While current soil classification data is useful for farming, land development and industrial planning, the cultural information that is also contained in some of these older survey maps provides researchers with information about old neighborhoods, historical structures, defunct railway lines, or how roads and highways may have changed geographically over time. Those with little interest in soil classification or historical geographic representation of Georgia’s counties will still appreciate the colorful maps and legends.

Soil survey map of Chatham County, Georgia, 1912


Eighty-five USDA historical soil survey maps are available in the Digital Library of Georgia, as part of the collection USDA Soil Surveys of Georgia, 1901-1954.


3 Replies to “USDA Soil Surveys of Georgia, 1901-1954”

  1. Attended a Surveying class before and I could definitely relate to how troublesome making soil maps such as these, more so when it represents part of the history.

    I’m interested if there’s more of these though, as they are very hard to come by..

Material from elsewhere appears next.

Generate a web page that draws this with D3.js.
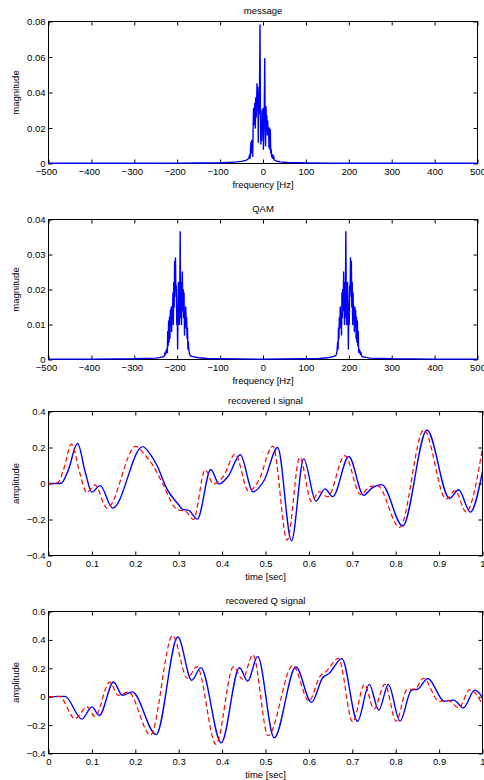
<!DOCTYPE html>
<html><head><meta charset="utf-8">
<script src="https://cdn.jsdelivr.net/npm/d3@7"></script>
<style>
html,body{margin:0;padding:0;background:#fff;}
svg{display:block;}
text{font-family:"Liberation Sans",Arial,Helvetica,sans-serif;font-size:9.5px;fill:#000;}
</style></head><body>
<svg id="c" width="484" height="780"></svg>
<script>
// ---------- DATA ----------
// message spectrum: [frequency Hz, magnitude]
const msgSpectrum = [
 [-500,0.0001],[-300,0.00015],[-200,0.0002],[-150,0.0003],[-100,0.0004],[-80,0.0006],[-60,0.0009],[-50,0.0012],[-45,0.0015],[-40,0.0018],[-37,0.0022],[-35,0.0025],[-34,0.0028],
 [-33,0.003],[-32,0.004],[-31,0.005],[-30,0.003],[-29,0.008],[-28,0.012],[-27,0.006],[-26,0.013],[-25,0.009],[-24,0.004],
 [-23,0.02],[-22,0.031],[-21,0.022],[-20,0.03],[-19,0.034],[-18,0.02],[-17,0.037],[-16,0.026],[-15,0.031],[-14,0.045],
 [-13,0.03],[-12,0.043],[-11,0.012],[-10,0.04],[-9,0.028],[-8,0.045],[-7,0.078],[-6,0.03],[-5,0.011],[-4,0.02],[-3,0.013],
 [-2,0.03],[-1,0.022],[0,0.031],[1,0.008],[2,0.025],[3,0.03],[4,0.059],[5,0.02],[6,0.01],[7,0.032],[8,0.02],[9,0.027],
 [10,0.016],[11,0.024],[12,0.017],[13,0.02],[14,0.009],[15,0.02],[16,0.008],[17,0.019],[18,0.006],[19,0.008],[20,0.004],
 [21,0.004],[22,0.003],[23,0.005],[24,0.003],[25,0.004],[26,0.002],[27,0.002],[28,0.0018],[29,0.0016],
 [31,0.0014],[34,0.0012],[37,0.0011],[40,0.0009],[45,0.0008],[50,0.0007],[60,0.0005],[80,0.0004],[100,0.0003],[150,0.0002],[200,0.00015],[300,0.0001],[500,0.0001]
];
// QAM spectrum: [frequency Hz, magnitude]
const qamSpectrum = [
 [-500,0.0001],[-400,0.0001],[-300,0.0002],[-250,0.0004],[-240,0.0006],[-232,0.0008],[-230,0.001],[-228,0.002],[-227,0.0015],[-226,0.0025],
 [-225,0.002],[-224,0.003],[-223,0.002],[-222,0.008],[-221,0.004],[-220,0.011],[-219,0.005],[-218,0.012],[-217,0.006],[-216,0.014],
 [-215,0.011],[-214,0.015],[-213,0.008],[-212,0.015],[-211,0.013],[-210,0.019],[-209,0.01],[-208,0.022],[-207,0.015],[-206,0.028],
 [-205,0.02],[-204,0.029],[-203,0.018],[-202,0.021],[-201,0.01],[-200,0.014],[-199,0.003],[-198,0.016],[-197,0.022],[-196,0.016],
 [-195,0.01],[-194,0.02],[-193,0.0365],[-192,0.012],[-191,0.022],[-190,0.01],[-189,0.018],[-188,0.025],[-187,0.014],[-186,0.02],
 [-185,0.012],[-184,0.019],[-183,0.007],[-182,0.013],[-181,0.011],[-180,0.015],[-179,0.009],[-178,0.012],[-177,0.006],[-176,0.009],
 [-175,0.003],[-174,0.005],[-173,0.003],[-172,0.002],[-171,0.0015],[-170,0.0012],[-168,0.001],[-165,0.0009],[-160,0.0007],
 [-150,0.0005],[-130,0.0003],[-100,0.0002],[0,0.0001],[100,0.0002],[130,0.0003],[150,0.0005],
 [160,0.0007],[165,0.0009],[168,0.001],[170,0.0012],[171,0.0015],[172,0.002],[173,0.003],[174,0.005],[175,0.003],[176,0.009],
 [177,0.006],[178,0.012],[179,0.009],[180,0.015],[181,0.011],[182,0.013],[183,0.007],[184,0.019],[185,0.012],[186,0.02],
 [187,0.014],[188,0.025],[189,0.018],[190,0.01],[191,0.022],[192,0.012],[193,0.0365],[194,0.02],[195,0.01],[196,0.016],
 [197,0.022],[198,0.016],[199,0.003],[200,0.014],[201,0.01],[202,0.021],[203,0.018],[204,0.029],[205,0.02],[206,0.028],
 [207,0.015],[208,0.022],[209,0.01],[210,0.019],[211,0.013],[212,0.015],[213,0.008],[214,0.015],[215,0.011],[216,0.014],
 [217,0.006],[218,0.012],[219,0.005],[220,0.011],[221,0.004],[222,0.008],[223,0.002],[224,0.003],[225,0.002],[226,0.0025],
 [227,0.0015],[228,0.002],[230,0.001],[232,0.0008],[240,0.0006],[250,0.0004],[300,0.0002],[400,0.0001],[500,0.0001]
];
// recovered I signal: [time s, amplitude]
const iRecovered = [
 [0,0],[0.02,0],[0.03,0.003],[0.045,0.07],[0.067,0.222],[0.085,0.06],[0.1,-0.048],[0.119,-0.012],[0.148,-0.137],
 [0.217,0.205],[0.235,0.16],[0.25,0.1],[0.272,-0.026],[0.3,-0.118],[0.31,-0.145],[0.322,-0.148],[0.343,-0.198],
 [0.374,0.078],[0.393,-0.002],[0.414,0.04],[0.442,0.16],[0.471,-0.046],[0.497,0.018],[0.528,0.2],[0.56,-0.318],
 [0.588,0.137],[0.616,-0.098],[0.637,-0.03],[0.655,-0.073],[0.692,0.15],[0.726,-0.065],[0.746,-0.024],[0.768,-0.006],
 [0.816,-0.236],[0.872,0.297],[0.924,-0.083],[0.945,-0.035],[0.972,-0.159],[1.0,0.067]
];
const iOriginal = [
 [0,0],[0.012,0],[0.022,0.005],[0.035,0.08],[0.053,0.219],[0.072,0.06],[0.088,-0.05],[0.107,-0.008],[0.135,-0.138],
 [0.201,0.206],[0.22,0.165],[0.238,0.11],[0.265,-0.01],[0.29,-0.13],[0.3,-0.148],[0.315,-0.152],[0.334,-0.2],
 [0.361,0.075],[0.38,-0.002],[0.403,0.04],[0.43,0.163],[0.461,-0.042],[0.484,0.015],[0.517,0.208],[0.55,-0.315],
 [0.579,0.145],[0.606,-0.1],[0.624,-0.045],[0.643,-0.074],[0.683,0.155],[0.719,-0.062],[0.74,-0.018],[0.758,-0.012],
 [0.809,-0.244],[0.865,0.298],[0.916,-0.086],[0.937,-0.04],[0.962,-0.158],[1.0,0.197]
];
// recovered Q signal: [time s, amplitude]
const qRecovered = [
 [0,0],[0.038,0.002],[0.077,-0.158],[0.1,-0.072],[0.117,-0.132],[0.15,0.104],[0.17,0.01],[0.193,0.034],[0.248,-0.267],
 [0.298,0.42],[0.33,0.115],[0.351,0.205],[0.398,-0.325],[0.44,0.204],[0.459,0.11],[0.482,0.284],[0.52,-0.29],
 [0.57,0.209],[0.606,-0.04],[0.632,0.135],[0.647,0.165],[0.676,0.268],[0.712,-0.173],[0.739,0.087],[0.761,-0.095],
 [0.783,0.086],[0.81,-0.172],[0.836,0.045],[0.851,0.054],[0.874,0.128],[0.912,-0.032],[0.934,-0.024],[0.956,-0.079],
 [0.982,0.046],[1.0,-0.002]
];
const qOriginal = [
 [0,0],[0.025,0.002],[0.061,-0.155],[0.089,-0.072],[0.107,-0.14],[0.141,0.102],[0.161,0.01],[0.184,0.033],[0.235,-0.27],
 [0.286,0.43],[0.32,0.13],[0.342,0.212],[0.386,-0.335],[0.426,0.21],[0.447,0.125],[0.471,0.296],[0.506,-0.275],
 [0.563,0.22],[0.6,-0.03],[0.626,0.145],[0.64,0.178],[0.668,0.27],[0.701,-0.178],[0.728,0.087],[0.75,-0.087],
 [0.775,0.088],[0.801,-0.173],[0.826,0.05],[0.845,0.055],[0.864,0.13],[0.9,-0.033],[0.921,-0.026],[0.945,-0.078],
 [0.971,0.05],[1.0,-0.055]
];
// ticks
const freqTicks = [-500,-400,-300,-200,-100,0,100,200,300,400,500];
const freqTickLabels = ["\u2212500","\u2212400","\u2212300","\u2212200","\u2212100","0","100","200","300","400","500"];
const timeTicks = [0,0.1,0.2,0.3,0.4,0.5,0.6,0.7,0.8,0.9,1];
const timeTickLabels = ["0","0.1","0.2","0.3","0.4","0.5","0.6","0.7","0.8","0.9","1"];
const msgTicks = [0,0.02,0.04,0.06,0.08];
const msgTickLabels = ["0","0.02","0.04","0.06","0.08"];
const qamTicks = [0,0.01,0.02,0.03,0.04];
const qamTickLabels = ["0","0.01","0.02","0.03","0.04"];
const iTicks = [-0.4,-0.2,0,0.2,0.4];
const iTickLabels = ["\u22120.4","\u22120.2","0","0.2","0.4"];
const qTicks = [-0.4,-0.2,0,0.2,0.4,0.6];
const qTickLabels = ["\u22120.4","\u22120.2","0","0.2","0.4","0.6"];

// ---------- DRAW ----------
const svg = d3.select("#c");
let clipN = 0;
function panel(p){
  const x = d3.scaleLinear().domain(p.xd).range([p.x0,p.x1]);
  const y = d3.scaleLinear().domain(p.yd).range([p.y1,p.y0]);
  const g = svg.append("g");
  const cid = "clip"+(clipN++);
  g.append("clipPath").attr("id",cid).append("rect")
    .attr("x",p.x0).attr("y",p.y0-1).attr("width",p.x1-p.x0).attr("height",p.y1-p.y0+2);
  g.append("rect").attr("x",p.x0).attr("y",p.y0).attr("width",p.x1-p.x0).attr("height",p.y1-p.y0)
    .attr("fill","none").attr("stroke","#000").attr("stroke-width",1);
  const fix = sel => { sel.select(".domain").remove(); sel.attr("font-size",null).attr("font-family",null);
    sel.selectAll(".tick line").attr("stroke","#000"); sel.selectAll(".tick text").attr("fill","#000"); };
  g.append("g").attr("transform",`translate(0,${p.y1})`)
    .call(d3.axisBottom(x).tickValues(p.xt).tickFormat((d,i)=>p.xl[i]).tickSize(-4).tickSizeOuter(0).tickPadding(4.8)).call(fix)
    .selectAll(".tick text").attr("dx",d=>d<0?-2.5:0);
  g.append("g").attr("transform",`translate(0,${p.y0})`)
    .call(d3.axisTop(x).tickValues(p.xt).tickFormat("").tickSize(-4).tickSizeOuter(0)).call(fix);
  g.append("g").attr("transform",`translate(${p.x0},0)`)
    .call(d3.axisLeft(y).tickValues(p.yt).tickFormat((d,i)=>p.yl[i]).tickSize(-4).tickSizeOuter(0).tickPadding(3)).call(fix);
  g.append("g").attr("transform",`translate(${p.x1},0)`)
    .call(d3.axisRight(y).tickValues(p.yt).tickFormat("").tickSize(-4).tickSizeOuter(0)).call(fix);
  p.series.forEach(s=>{
    g.append("path").datum(s.data).attr("clip-path",`url(#${cid})`)
      .attr("fill","none").attr("stroke",s.color).attr("stroke-width",s.w)
      .attr("stroke-dasharray",s.dash||null).attr("stroke-linejoin","round")
      .attr("d",d3.line().x(d=>x(d[0])).y(d=>y(d[1])).curve(s.curve));
  });
  const cx = (p.x0+p.x1)/2, cy=(p.y0+p.y1)/2;
  g.append("text").attr("x",cx).attr("y",p.y0-7.5).attr("text-anchor","middle").text(p.title);
  g.append("text").attr("x",cx).attr("y",p.y1+24).attr("text-anchor","middle").text(p.xlabel);
  g.append("text").attr("transform",`translate(19,${cy}) rotate(-90)`).attr("text-anchor","middle").text(p.ylabel);
}

panel({x0:48.5,x1:477.5,y0:21.5,y1:163.5,xd:[-500,500],yd:[0,0.08],xt:freqTicks,xl:freqTickLabels,yt:msgTicks,yl:msgTickLabels,
  title:"message",xlabel:"frequency [Hz]",ylabel:"magnitude",
  series:[{data:msgSpectrum,color:"#0000ff",w:1.4,curve:d3.curveLinear}]});
panel({x0:48.5,x1:477.5,y0:219.5,y1:359.5,xd:[-500,500],yd:[0,0.04],xt:freqTicks,xl:freqTickLabels,yt:qamTicks,yl:qamTickLabels,
  title:"QAM",xlabel:"frequency [Hz]",ylabel:"magnitude",
  series:[{data:qamSpectrum,color:"#0000ff",w:1.4,curve:d3.curveLinear}]});
panel({x0:48.5,x1:482.5,y0:411.5,y1:555.5,xd:[0,1],yd:[-0.4,0.4],xt:timeTicks,xl:timeTickLabels,yt:iTicks,yl:iTickLabels,
  title:"recovered I signal",xlabel:"time [sec]",ylabel:"amplitude",
  series:[{data:iRecovered,color:"#0000ff",w:1.4,curve:d3.curveMonotoneX},
          {data:iOriginal,color:"#ff0000",w:1.2,dash:"5,3",curve:d3.curveMonotoneX}]});
panel({x0:48.5,x1:482.5,y0:611.5,y1:753.5,xd:[0,1],yd:[-0.4,0.6],xt:timeTicks,xl:timeTickLabels,yt:qTicks,yl:qTickLabels,
  title:"recovered Q signal",xlabel:"time [sec]",ylabel:"amplitude",
  series:[{data:qRecovered,color:"#0000ff",w:1.4,curve:d3.curveMonotoneX},
          {data:qOriginal,color:"#ff0000",w:1.2,dash:"5,3",curve:d3.curveMonotoneX}]});
</script></body></html>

  2. Thanks for your comment about soil maps. The collection that we have linked to in this article contains the digitized soil survey maps that are currently accessible through the Digital Library of Georgia. If you would like to find out about more historical soil survey maps that belong in University of Georgia collections, I would recommend contacting the University of Georgia Map Library at mapsinfo[at]uga[dot]edu . If you are interested in researching more historical soil maps online, I would recommend the University of Alabama’s Historical Soil Survey Maps collection at

    I hope that this information helps!

  3. These maps are also useful for historical research since they show roads, water courses, buildings, cemeteries, churches and schools as of the time of the survey being taken. Having as many of these maps online as possible would be an asset.